Katniss and Peeta’s biggest arguments revolve around the fact that they come from different social classes. Katniss resents Peeta for having had a cushier upbringing, and Peeta gets upset that she dismisses his ability to understand her experiences. The problem of owing someone is a particularly touchy subject for Katniss, since she still feels that she owes Peeta for his act of kindness on the day he tossed her the bread. Peeta cared enough about Katniss that it was also an act that benefited him, but Katniss has trouble believing this.
Peeta and Katniss discuss the remaining contestants, and the thought of Thresh being killed upsets Katniss greatly. She goes to sleep as Peeta keeps watch, and he wakes her in the evening to split the remaining food for dinner. He tells her about Thresh’s hideout across the lake, a field with long grasses. Peeta says that the field seems ominous, so he has stayed away, and this prompts Katniss to start mentally comparing Peeta and Gale again, as she knows that Gale would view the field as a danger as well as a source of food.
Katniss also looks down on Peeta at times because he doesn’t possess the same street smarts that she and Gale have, due to his merchant background. Katniss also finds herself caring about Thresh’s fate, since he showed some compassion for her situation earlier.
Peeta wonders what it will take to get Haymitch to send them some bread, and Katniss remembers the previous time Haymitch sent broth—when Katniss first gave Peeta a kiss. She knows that Haymitch is urging her to up the romance factor. Katniss steers the direction in a vaguely romantic direction, hinting that she doesn’t know what she would do if she were to lose Peeta, and they kiss again, but Haymitch doesn’t send any food.
Katniss understands what Peeta doesn’t—that their affectionate kisses and embraces are a show for the sponsors. She knows that the amount of food they receive from Haymitch is a direct result of how convincingly love-struck they can appear.
Katniss insists on taking the first watch, but after three to four hours, she can’t stay awake any longer and wakes Peeta. The storm the next day prevents them from hunting again, and Katniss takes the opportunity to ask Peeta about when he first started liking her. Peeta recounts a detailed story about the first day of school, how his father had pointed Katniss out because he had been in love with Katniss’s mother, but she ran off with a coal miner because the coal miner had a beautiful singing voice. Katniss sang on the first day of school too, and Peeta fell for her then and there. Katniss realizes that Peeta might not be pretending to love her, and the thought confuses her, but she know she has to play along—she leans in for a kiss, and as soon as their lips touch, another gift from the sponsors arrives, this one bearing a feast.

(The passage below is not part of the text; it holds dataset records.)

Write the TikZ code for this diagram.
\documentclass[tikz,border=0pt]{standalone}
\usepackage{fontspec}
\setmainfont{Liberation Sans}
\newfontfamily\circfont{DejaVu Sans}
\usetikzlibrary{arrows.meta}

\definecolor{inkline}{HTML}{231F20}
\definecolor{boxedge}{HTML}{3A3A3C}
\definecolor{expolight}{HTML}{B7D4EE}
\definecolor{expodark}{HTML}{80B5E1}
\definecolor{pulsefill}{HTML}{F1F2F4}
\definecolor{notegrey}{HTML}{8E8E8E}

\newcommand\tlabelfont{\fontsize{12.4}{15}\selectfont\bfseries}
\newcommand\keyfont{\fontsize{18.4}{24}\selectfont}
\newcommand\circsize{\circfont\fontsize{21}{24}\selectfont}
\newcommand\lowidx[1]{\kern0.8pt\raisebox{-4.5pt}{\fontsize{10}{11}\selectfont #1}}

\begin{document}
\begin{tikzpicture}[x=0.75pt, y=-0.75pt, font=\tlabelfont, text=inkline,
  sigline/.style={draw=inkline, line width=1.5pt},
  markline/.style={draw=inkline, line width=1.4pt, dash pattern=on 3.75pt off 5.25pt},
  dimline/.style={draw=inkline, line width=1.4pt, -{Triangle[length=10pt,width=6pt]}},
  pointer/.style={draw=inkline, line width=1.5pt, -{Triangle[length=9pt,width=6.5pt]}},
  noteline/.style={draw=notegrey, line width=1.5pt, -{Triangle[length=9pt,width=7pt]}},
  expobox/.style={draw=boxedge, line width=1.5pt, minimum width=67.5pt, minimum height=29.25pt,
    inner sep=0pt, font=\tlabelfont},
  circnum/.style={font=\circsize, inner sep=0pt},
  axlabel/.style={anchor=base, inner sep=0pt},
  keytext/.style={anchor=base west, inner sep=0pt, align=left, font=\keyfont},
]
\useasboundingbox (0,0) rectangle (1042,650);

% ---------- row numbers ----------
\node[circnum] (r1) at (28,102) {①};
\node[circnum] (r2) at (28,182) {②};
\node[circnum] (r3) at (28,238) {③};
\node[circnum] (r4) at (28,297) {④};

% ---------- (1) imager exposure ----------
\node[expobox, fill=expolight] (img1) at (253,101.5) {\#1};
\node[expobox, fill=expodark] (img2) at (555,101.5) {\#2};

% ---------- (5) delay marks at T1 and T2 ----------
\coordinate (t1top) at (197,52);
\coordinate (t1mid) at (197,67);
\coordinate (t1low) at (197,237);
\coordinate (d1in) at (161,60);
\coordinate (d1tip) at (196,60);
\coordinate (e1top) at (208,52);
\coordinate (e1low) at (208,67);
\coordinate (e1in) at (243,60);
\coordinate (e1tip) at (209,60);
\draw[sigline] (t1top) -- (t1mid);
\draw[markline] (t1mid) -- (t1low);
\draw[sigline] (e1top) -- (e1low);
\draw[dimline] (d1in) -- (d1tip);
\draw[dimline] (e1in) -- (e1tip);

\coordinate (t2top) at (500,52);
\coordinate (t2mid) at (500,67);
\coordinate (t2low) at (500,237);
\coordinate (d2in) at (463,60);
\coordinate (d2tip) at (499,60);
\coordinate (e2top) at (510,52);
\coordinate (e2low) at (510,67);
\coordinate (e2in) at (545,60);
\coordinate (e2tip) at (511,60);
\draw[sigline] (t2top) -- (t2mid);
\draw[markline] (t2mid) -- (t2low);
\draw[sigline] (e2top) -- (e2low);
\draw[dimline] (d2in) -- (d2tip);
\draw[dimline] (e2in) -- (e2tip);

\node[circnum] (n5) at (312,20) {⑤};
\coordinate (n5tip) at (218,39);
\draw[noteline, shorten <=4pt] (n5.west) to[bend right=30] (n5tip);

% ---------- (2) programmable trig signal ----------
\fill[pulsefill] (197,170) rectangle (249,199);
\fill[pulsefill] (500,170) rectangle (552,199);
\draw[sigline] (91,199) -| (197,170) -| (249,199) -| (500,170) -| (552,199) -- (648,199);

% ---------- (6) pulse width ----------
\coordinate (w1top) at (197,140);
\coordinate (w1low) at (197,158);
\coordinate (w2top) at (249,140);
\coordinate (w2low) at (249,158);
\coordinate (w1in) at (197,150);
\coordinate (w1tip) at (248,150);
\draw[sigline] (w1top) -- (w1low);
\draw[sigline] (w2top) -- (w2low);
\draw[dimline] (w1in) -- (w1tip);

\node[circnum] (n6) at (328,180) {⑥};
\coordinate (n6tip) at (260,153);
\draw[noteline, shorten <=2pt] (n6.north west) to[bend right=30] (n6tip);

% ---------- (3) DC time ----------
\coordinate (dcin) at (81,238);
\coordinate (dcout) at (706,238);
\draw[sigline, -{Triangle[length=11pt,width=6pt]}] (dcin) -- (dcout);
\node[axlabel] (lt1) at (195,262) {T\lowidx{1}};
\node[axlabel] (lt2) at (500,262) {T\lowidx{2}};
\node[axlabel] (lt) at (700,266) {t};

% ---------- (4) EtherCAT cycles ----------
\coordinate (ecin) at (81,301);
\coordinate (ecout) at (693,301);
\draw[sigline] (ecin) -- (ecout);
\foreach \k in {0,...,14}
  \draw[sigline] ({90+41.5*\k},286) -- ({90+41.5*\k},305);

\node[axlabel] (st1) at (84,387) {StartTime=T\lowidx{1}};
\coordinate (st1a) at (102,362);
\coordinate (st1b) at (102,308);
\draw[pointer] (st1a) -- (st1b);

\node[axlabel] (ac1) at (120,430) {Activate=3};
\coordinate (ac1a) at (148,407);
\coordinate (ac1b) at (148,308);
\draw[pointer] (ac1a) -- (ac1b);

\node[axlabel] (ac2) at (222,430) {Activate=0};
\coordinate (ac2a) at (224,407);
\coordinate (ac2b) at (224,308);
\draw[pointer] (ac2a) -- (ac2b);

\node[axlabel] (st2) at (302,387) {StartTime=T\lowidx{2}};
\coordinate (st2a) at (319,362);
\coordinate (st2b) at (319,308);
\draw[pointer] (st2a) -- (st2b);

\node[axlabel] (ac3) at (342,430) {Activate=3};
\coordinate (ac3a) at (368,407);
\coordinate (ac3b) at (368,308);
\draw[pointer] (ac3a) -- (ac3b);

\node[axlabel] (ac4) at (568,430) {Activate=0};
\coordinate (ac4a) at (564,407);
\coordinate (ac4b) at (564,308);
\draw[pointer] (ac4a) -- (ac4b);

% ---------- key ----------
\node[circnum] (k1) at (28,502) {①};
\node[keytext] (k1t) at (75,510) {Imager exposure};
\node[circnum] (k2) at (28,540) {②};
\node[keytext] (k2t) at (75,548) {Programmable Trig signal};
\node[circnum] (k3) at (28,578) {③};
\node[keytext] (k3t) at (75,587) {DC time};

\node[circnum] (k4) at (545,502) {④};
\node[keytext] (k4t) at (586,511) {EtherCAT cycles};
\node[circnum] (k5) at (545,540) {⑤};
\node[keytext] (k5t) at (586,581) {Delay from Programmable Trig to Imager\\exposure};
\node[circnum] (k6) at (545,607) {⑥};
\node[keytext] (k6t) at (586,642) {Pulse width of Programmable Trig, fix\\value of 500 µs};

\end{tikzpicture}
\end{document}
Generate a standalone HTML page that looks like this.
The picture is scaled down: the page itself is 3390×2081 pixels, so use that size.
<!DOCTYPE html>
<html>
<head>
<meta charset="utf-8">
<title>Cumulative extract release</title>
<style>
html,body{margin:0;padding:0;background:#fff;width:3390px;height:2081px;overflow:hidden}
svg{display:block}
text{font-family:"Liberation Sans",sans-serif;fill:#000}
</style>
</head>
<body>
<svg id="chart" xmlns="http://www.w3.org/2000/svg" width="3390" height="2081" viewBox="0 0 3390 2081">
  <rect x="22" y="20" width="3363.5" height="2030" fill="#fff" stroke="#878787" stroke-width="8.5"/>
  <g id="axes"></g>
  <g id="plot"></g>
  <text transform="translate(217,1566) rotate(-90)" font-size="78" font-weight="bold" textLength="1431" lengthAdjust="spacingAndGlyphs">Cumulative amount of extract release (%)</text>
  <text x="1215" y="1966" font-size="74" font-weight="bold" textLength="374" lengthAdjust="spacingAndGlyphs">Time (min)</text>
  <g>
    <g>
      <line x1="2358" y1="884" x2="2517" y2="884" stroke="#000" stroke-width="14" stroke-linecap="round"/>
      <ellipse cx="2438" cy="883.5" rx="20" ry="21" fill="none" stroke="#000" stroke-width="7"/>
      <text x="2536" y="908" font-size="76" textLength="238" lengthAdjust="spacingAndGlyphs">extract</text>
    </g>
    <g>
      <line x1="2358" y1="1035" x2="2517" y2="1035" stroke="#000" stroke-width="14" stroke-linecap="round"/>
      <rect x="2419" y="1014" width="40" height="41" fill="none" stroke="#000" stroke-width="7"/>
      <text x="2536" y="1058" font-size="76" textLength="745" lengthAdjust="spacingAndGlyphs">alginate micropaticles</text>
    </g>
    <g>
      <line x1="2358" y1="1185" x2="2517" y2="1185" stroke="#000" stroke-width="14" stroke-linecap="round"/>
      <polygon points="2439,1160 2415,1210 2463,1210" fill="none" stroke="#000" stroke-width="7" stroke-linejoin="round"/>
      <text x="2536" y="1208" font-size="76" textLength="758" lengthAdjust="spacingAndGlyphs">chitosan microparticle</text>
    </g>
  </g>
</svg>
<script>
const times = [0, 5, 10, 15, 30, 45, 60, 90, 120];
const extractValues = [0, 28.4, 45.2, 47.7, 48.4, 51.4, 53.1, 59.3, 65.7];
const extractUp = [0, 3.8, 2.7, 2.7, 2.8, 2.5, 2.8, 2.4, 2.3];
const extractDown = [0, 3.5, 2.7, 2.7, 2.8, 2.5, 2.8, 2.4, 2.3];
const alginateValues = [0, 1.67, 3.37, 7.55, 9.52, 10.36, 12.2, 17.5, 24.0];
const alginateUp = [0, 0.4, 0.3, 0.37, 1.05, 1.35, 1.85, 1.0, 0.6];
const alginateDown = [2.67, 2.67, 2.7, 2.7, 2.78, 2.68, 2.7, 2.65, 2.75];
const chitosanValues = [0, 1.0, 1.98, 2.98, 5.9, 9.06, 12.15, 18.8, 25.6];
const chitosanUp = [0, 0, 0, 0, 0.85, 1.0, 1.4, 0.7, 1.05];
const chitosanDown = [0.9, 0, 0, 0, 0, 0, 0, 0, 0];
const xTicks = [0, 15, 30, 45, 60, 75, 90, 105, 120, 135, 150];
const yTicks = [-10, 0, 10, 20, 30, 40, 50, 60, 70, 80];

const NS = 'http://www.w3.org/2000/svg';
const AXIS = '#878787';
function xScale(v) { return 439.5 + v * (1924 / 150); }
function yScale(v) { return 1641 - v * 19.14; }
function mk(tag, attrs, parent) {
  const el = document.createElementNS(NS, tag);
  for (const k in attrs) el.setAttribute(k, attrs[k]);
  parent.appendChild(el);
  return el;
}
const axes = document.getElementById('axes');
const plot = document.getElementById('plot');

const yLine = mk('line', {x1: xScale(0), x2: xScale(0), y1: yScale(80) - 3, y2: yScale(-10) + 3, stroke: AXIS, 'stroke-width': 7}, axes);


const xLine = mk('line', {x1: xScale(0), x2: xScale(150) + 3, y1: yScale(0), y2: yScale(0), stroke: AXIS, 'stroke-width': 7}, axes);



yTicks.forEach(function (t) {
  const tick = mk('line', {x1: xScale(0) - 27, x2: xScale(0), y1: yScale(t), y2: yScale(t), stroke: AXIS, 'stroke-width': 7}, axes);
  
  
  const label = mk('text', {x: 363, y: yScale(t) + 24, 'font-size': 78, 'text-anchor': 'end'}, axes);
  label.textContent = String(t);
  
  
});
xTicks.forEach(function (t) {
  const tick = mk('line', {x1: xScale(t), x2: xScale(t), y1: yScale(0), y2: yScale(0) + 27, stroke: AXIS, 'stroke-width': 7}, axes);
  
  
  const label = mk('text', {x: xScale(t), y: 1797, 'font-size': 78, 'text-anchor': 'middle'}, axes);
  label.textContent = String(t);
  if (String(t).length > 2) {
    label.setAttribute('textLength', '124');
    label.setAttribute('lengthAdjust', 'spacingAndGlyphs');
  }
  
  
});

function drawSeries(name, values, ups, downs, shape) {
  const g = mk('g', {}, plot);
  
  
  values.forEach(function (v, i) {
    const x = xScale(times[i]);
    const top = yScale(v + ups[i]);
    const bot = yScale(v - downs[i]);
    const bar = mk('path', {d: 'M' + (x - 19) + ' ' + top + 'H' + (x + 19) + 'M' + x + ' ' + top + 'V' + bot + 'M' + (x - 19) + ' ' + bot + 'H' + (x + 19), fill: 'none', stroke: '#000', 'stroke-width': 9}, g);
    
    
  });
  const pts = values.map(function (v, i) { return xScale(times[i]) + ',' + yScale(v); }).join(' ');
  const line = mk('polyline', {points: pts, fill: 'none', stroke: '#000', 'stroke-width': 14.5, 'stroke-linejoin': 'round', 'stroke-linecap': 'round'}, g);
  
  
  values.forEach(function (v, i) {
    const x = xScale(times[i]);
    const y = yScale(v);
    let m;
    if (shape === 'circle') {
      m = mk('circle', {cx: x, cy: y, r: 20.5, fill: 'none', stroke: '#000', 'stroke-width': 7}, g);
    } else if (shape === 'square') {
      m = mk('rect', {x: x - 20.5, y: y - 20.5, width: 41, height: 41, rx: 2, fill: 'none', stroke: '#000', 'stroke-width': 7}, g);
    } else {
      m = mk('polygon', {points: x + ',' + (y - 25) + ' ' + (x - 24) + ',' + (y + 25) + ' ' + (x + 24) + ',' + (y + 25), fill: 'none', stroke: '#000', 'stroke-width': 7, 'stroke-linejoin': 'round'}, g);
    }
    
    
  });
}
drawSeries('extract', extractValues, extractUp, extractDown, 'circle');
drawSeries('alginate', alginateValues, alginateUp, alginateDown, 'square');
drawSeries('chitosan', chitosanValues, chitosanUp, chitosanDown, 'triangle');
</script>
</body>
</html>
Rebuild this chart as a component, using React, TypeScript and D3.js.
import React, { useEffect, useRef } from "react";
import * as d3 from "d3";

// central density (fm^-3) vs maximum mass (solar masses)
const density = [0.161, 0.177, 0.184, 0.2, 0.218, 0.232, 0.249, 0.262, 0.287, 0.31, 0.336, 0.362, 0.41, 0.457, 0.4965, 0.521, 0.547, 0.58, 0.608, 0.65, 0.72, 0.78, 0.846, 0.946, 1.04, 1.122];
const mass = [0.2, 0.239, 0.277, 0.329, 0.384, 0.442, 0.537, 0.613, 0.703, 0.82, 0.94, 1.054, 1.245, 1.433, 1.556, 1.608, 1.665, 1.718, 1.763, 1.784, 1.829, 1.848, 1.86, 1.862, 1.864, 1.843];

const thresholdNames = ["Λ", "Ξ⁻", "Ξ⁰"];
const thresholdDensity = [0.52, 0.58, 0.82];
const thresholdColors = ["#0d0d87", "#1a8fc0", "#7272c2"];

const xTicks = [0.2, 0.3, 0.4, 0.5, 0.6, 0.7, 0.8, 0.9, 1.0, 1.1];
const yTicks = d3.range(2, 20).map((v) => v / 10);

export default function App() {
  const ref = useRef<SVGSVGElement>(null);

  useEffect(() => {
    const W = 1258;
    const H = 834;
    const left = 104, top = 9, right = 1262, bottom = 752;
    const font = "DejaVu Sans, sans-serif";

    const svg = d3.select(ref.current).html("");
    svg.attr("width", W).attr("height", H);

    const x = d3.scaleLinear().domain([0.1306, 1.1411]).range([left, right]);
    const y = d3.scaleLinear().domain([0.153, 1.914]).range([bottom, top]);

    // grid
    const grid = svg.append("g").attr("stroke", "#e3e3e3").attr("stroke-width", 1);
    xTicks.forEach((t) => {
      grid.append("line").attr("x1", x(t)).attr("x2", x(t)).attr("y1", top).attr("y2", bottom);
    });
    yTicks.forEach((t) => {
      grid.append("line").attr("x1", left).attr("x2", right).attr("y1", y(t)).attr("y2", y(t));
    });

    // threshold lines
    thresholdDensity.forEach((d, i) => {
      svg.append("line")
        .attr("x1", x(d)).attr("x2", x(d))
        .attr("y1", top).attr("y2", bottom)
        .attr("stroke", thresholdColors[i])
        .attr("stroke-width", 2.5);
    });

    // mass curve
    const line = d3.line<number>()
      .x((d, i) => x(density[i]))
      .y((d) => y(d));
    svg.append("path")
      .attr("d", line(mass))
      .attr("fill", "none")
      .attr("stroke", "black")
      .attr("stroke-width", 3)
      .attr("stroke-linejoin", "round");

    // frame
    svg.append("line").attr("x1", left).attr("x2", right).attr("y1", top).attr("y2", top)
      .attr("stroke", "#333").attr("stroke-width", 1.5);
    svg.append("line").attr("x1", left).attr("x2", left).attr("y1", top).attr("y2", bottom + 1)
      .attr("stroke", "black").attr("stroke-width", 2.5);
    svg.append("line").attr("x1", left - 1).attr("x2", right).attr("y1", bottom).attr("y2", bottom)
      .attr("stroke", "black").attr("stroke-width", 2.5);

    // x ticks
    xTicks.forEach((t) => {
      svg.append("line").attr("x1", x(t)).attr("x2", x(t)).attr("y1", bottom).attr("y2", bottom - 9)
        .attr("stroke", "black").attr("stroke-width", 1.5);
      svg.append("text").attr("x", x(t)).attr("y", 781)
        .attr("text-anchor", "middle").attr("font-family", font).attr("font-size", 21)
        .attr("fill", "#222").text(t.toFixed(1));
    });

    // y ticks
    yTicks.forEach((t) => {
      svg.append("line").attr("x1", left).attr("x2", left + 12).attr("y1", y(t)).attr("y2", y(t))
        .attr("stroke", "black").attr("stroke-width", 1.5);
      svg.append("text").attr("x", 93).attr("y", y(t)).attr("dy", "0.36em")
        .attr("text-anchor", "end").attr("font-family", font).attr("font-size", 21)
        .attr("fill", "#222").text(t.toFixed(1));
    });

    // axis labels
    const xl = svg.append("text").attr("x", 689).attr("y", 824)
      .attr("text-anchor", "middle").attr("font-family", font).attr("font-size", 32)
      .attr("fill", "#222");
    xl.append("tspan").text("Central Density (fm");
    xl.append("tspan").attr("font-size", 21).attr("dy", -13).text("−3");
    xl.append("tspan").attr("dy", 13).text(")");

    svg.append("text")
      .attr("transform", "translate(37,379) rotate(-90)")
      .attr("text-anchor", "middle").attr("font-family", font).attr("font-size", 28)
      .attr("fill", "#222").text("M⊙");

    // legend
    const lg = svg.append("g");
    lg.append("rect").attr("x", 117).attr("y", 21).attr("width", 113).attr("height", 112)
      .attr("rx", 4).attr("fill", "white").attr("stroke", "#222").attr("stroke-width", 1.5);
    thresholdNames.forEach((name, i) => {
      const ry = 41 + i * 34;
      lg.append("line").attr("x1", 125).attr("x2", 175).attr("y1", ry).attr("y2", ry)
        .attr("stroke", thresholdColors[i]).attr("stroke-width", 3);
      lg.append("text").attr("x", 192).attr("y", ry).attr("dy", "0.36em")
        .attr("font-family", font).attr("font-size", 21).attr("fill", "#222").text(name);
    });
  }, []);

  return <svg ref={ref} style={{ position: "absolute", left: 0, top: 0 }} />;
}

Appearances in the Games are complicated because it’s not always clear which emotions and acts are genuine. Peeta’s story, in particular, sounds like the truth, but Katniss is unnerved because she’s been thinking of their relationship as an act (and the truth of his story may affect Katniss's own emotions, making what she has been playacting more real). The story of Katniss’s mother and father also demonstrates how love can break down divisions between different socioeconomic classes, and also that it inspires loyalty in others, as Peeta's father never stopped caring about Katniss's mother or, by extension, Katniss.